* **What the task asks**:
Without the pictures, return all of the material exactly as written.

* **Raw data**:
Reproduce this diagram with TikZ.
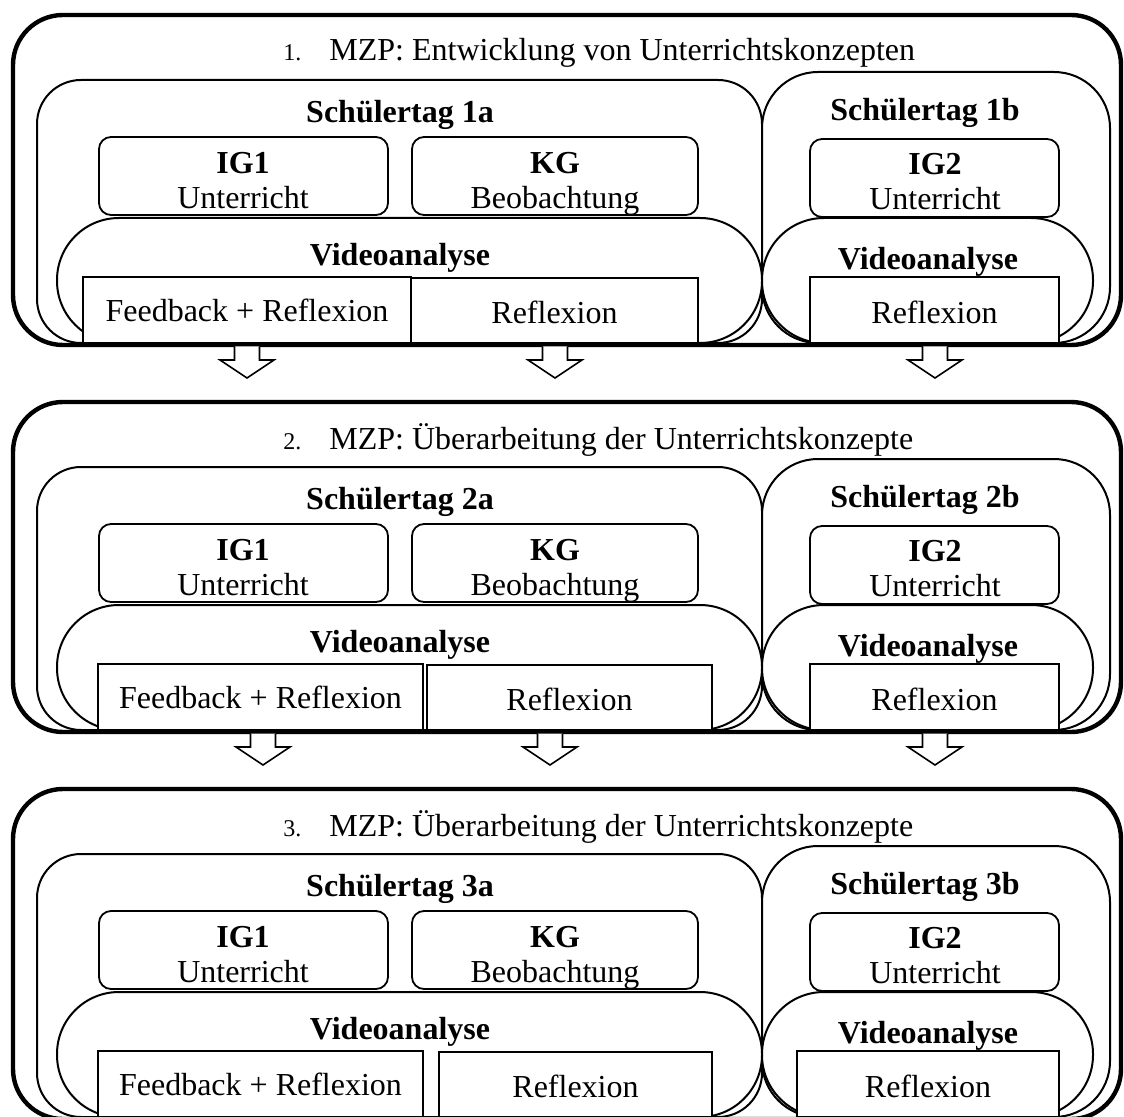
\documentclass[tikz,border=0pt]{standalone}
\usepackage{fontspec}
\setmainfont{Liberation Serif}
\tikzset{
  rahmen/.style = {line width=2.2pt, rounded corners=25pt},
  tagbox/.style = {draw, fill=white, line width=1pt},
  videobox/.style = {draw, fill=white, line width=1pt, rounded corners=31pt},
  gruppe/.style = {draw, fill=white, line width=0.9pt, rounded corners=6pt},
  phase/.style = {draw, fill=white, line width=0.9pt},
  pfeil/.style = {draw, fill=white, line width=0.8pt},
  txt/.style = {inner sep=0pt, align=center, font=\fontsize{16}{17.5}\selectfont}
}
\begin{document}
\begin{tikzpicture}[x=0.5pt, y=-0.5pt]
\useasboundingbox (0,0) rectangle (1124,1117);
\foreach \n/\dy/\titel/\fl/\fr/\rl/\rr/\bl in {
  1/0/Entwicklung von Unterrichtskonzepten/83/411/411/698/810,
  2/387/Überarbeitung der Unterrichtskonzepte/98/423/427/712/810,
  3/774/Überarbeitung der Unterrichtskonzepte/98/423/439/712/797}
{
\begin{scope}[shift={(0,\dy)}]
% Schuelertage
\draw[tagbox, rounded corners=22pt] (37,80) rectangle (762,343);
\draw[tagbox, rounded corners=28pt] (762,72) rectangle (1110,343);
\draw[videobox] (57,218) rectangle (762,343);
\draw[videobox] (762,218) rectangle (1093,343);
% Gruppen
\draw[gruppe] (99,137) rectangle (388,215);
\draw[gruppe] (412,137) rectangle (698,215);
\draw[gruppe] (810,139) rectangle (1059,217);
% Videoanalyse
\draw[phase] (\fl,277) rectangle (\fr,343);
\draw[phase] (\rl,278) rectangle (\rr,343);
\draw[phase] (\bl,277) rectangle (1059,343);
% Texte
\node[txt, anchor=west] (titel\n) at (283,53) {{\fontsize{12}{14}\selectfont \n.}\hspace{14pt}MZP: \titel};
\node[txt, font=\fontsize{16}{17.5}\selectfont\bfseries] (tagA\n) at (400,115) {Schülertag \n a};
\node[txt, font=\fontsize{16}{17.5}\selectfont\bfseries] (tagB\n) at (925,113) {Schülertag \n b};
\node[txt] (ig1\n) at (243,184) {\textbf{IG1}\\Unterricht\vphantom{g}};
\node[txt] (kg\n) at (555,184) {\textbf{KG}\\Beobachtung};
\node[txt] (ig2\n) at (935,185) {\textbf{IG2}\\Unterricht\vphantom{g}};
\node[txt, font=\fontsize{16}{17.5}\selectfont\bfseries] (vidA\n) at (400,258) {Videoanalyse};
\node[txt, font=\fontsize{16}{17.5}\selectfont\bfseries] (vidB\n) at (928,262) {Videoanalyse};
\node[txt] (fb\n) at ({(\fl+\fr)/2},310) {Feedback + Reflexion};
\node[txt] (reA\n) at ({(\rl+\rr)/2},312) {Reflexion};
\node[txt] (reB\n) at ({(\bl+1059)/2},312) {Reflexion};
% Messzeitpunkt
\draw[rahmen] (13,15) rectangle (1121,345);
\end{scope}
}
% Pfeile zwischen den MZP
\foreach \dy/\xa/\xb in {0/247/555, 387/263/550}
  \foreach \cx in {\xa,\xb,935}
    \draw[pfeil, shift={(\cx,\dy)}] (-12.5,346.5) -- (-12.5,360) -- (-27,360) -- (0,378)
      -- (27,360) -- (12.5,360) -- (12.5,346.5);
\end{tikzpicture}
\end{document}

* **Reply to the exercise**:
Reproduce this diagram with TikZ.
\documentclass[tikz,border=0pt]{standalone}
\usepackage{fontspec}
\setmainfont{Liberation Serif}
\tikzset{
  rahmen/.style = {line width=2.2pt, rounded corners=25pt},
  tagbox/.style = {draw, fill=white, line width=1pt},
  videobox/.style = {draw, fill=white, line width=1pt, rounded corners=31pt},
  gruppe/.style = {draw, fill=white, line width=0.9pt, rounded corners=6pt},
  phase/.style = {draw, fill=white, line width=0.9pt},
  pfeil/.style = {draw, fill=white, line width=0.8pt},
  txt/.style = {inner sep=0pt, align=center, font=\fontsize{16}{17.5}\selectfont}
}
\begin{document}
\begin{tikzpicture}[x=0.5pt, y=-0.5pt]
\useasboundingbox (0,0) rectangle (1124,1117);
\foreach \n/\dy/\titel/\fl/\fr/\rl/\rr/\bl in {
  1/0/Entwicklung von Unterrichtskonzepten/83/411/411/698/810,
  2/387/Überarbeitung der Unterrichtskonzepte/98/423/427/712/810,
  3/774/Überarbeitung der Unterrichtskonzepte/98/423/439/712/797}
{
\begin{scope}[shift={(0,\dy)}]
% Schuelertage
\draw[tagbox, rounded corners=22pt] (37,80) rectangle (762,343);
\draw[tagbox, rounded corners=28pt] (762,72) rectangle (1110,343);
\draw[videobox] (57,218) rectangle (762,343);
\draw[videobox] (762,218) rectangle (1093,343);
% Gruppen
\draw[gruppe] (99,137) rectangle (388,215);
\draw[gruppe] (412,137) rectangle (698,215);
\draw[gruppe] (810,139) rectangle (1059,217);
% Videoanalyse
\draw[phase] (\fl,277) rectangle (\fr,343);
\draw[phase] (\rl,278) rectangle (\rr,343);
\draw[phase] (\bl,277) rectangle (1059,343);
% Texte
\node[txt, anchor=west] (titel\n) at (283,53) {{\fontsize{12}{14}\selectfont \n.}\hspace{14pt}MZP: \titel};
\node[txt, font=\fontsize{16}{17.5}\selectfont\bfseries] (tagA\n) at (400,115) {Schülertag \n a};
\node[txt, font=\fontsize{16}{17.5}\selectfont\bfseries] (tagB\n) at (925,113) {Schülertag \n b};
\node[txt] (ig1\n) at (243,184) {\textbf{IG1}\\Unterricht\vphantom{g}};
\node[txt] (kg\n) at (555,184) {\textbf{KG}\\Beobachtung};
\node[txt] (ig2\n) at (935,185) {\textbf{IG2}\\Unterricht\vphantom{g}};
\node[txt, font=\fontsize{16}{17.5}\selectfont\bfseries] (vidA\n) at (400,258) {Videoanalyse};
\node[txt, font=\fontsize{16}{17.5}\selectfont\bfseries] (vidB\n) at (928,262) {Videoanalyse};
\node[txt] (fb\n) at ({(\fl+\fr)/2},310) {Feedback + Reflexion};
\node[txt] (reA\n) at ({(\rl+\rr)/2},312) {Reflexion};
\node[txt] (reB\n) at ({(\bl+1059)/2},312) {Reflexion};
% Messzeitpunkt
\draw[rahmen] (13,15) rectangle (1121,345);
\end{scope}
}
% Pfeile zwischen den MZP
\foreach \dy/\xa/\xb in {0/247/555, 387/263/550}
  \foreach \cx in {\xa,\xb,935}
    \draw[pfeil, shift={(\cx,\dy)}] (-12.5,346.5) -- (-12.5,360) -- (-27,360) -- (0,378)
      -- (27,360) -- (12.5,360) -- (12.5,346.5);
\end{tikzpicture}
\end{document}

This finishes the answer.